Ed Balls and Labour now isolated on deficit reduction plans

James Forsyth in The Telegraph:

It clearly no longer credible for Balls to claim that Osborne is out of the mainstream or that the Obama administration proves that there’s an another way to address this problem.

Ed Balls has dug himself a nice little hole. The US are now shifting their approach to an almost identical one to what the UK Coalition are doing in terms of deficit reduction. It doesn’t make the Coalition right of course, but it does take away what Balls has been using to legitimise Labour’s stance.

Is Cameron giving companies the mother of all tax breaks?

A few weeks ago George Monbiot wrote an article accusing the government of making one of “the biggest and crudest corporate tax cuts in living memory”. This article is Robert Peston’s response to that. If you’re into this sort of thing, it’s an interesting read. If you’re not, the short answer is that Cameron is not giving companies the mother of all tax cuts.

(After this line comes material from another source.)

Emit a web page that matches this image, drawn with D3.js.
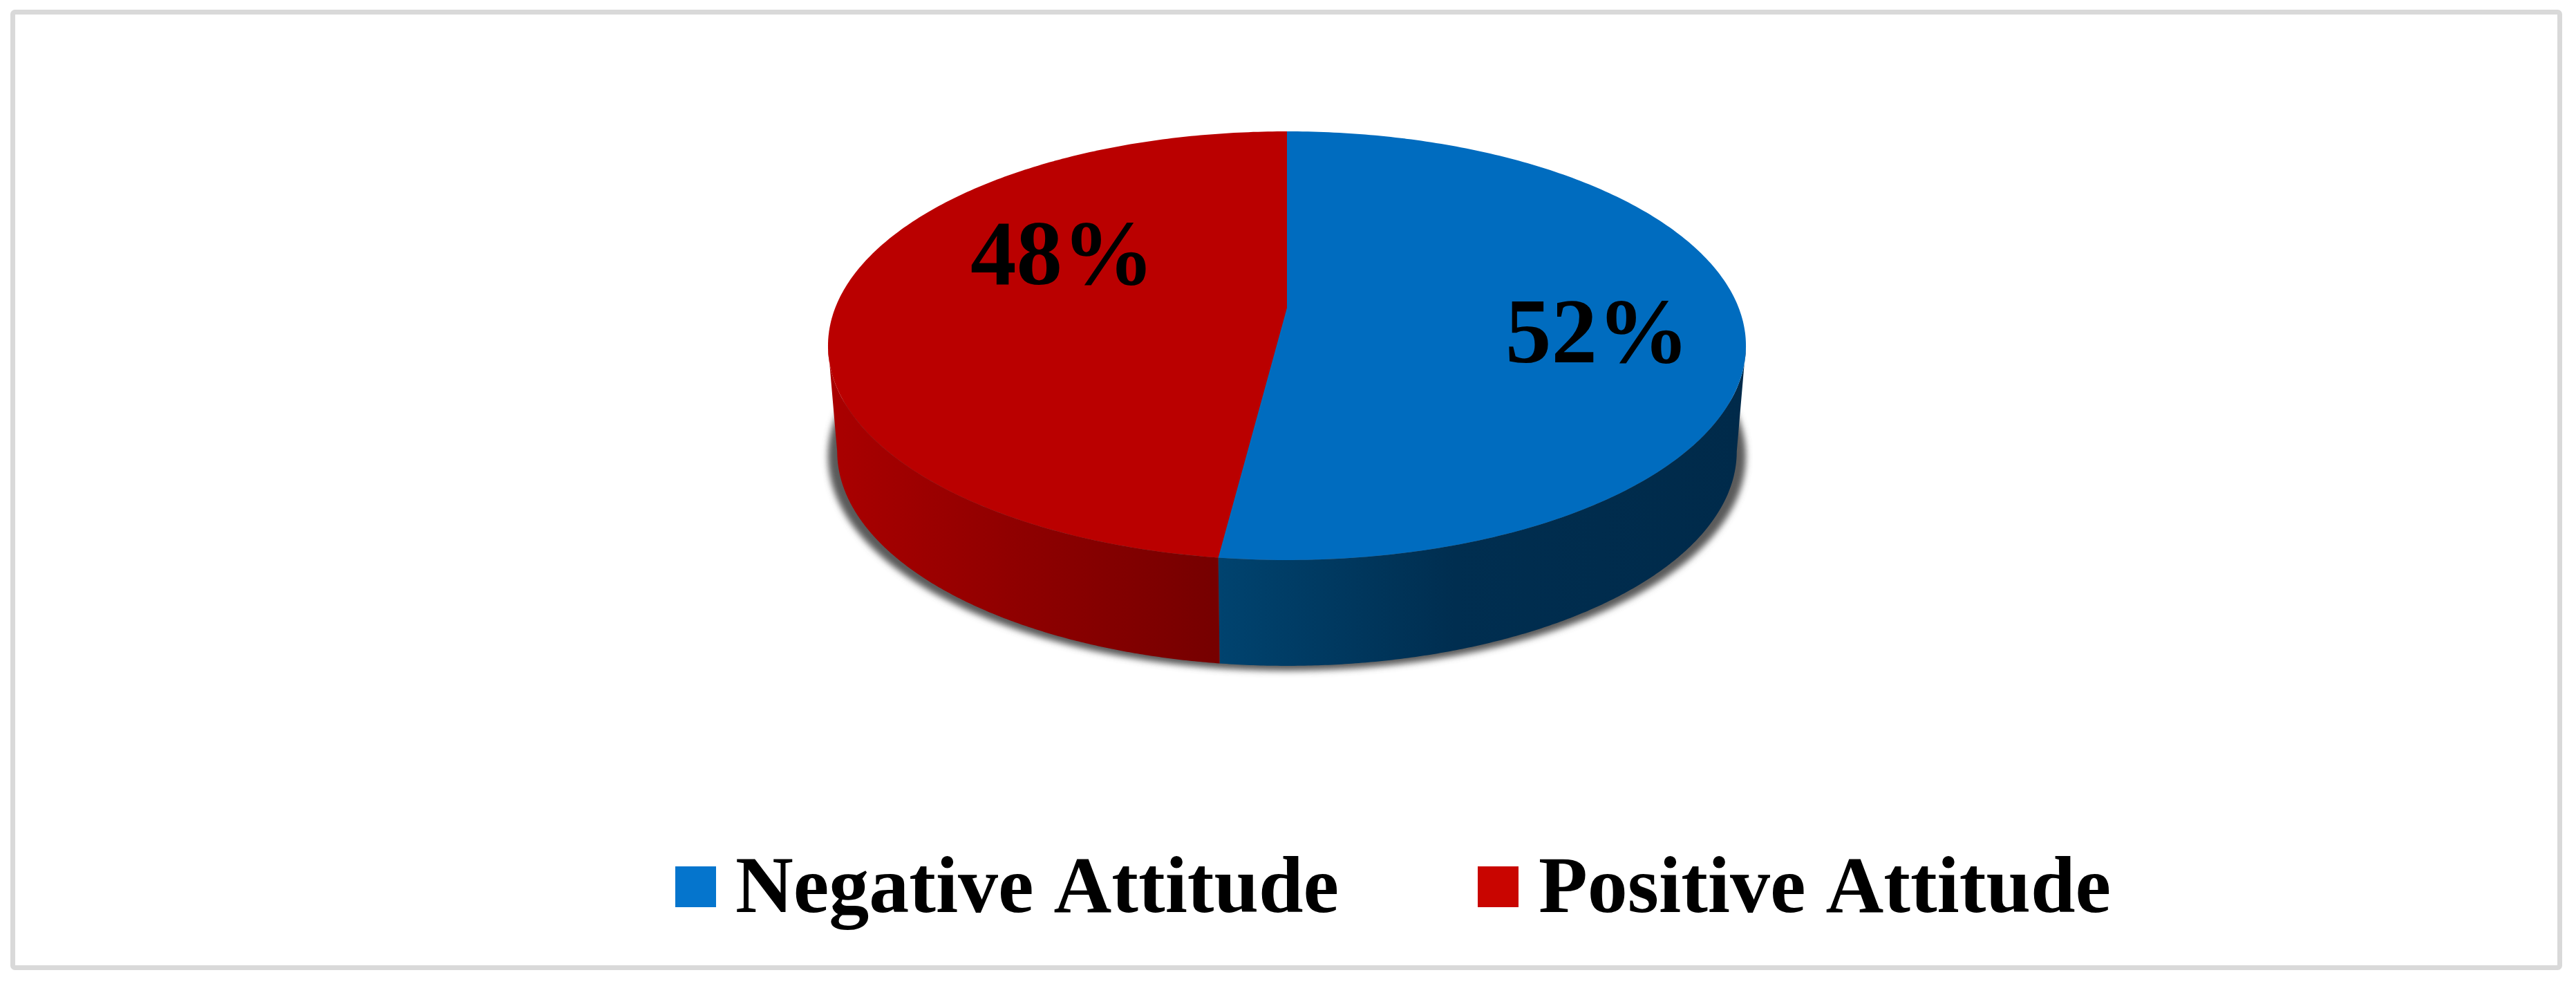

The government seems to be trying to do precisely the opposite of what Mr Monbiot accuses it of doing: it is trying to stem the exodus of companies and their assets abroad.

Which is not to say there is no cost to exempting branch dividends from UK corporation tax. The Treasury estimates it at £100m per annum by 2014/15, subject to confirmation by the Office of Budget Responsibility

That’s equivalent to 0.2% of all revenue raised through corporation tax, and 0.3% of UK corporation tax paid by multinationals, which will be the beneficiaries.

This is precious money given away at a time when the government is looking for brass farthings wherever they may lurk.

But unless you believe that a fiendish conspiracy of multinationals has somehow succeeding in gulling the Treasury and HMRC about the true cost of all this, it isn’t - to quote Mr Monbiot - one of “the biggest and crudest corporate tax cuts in living memory”.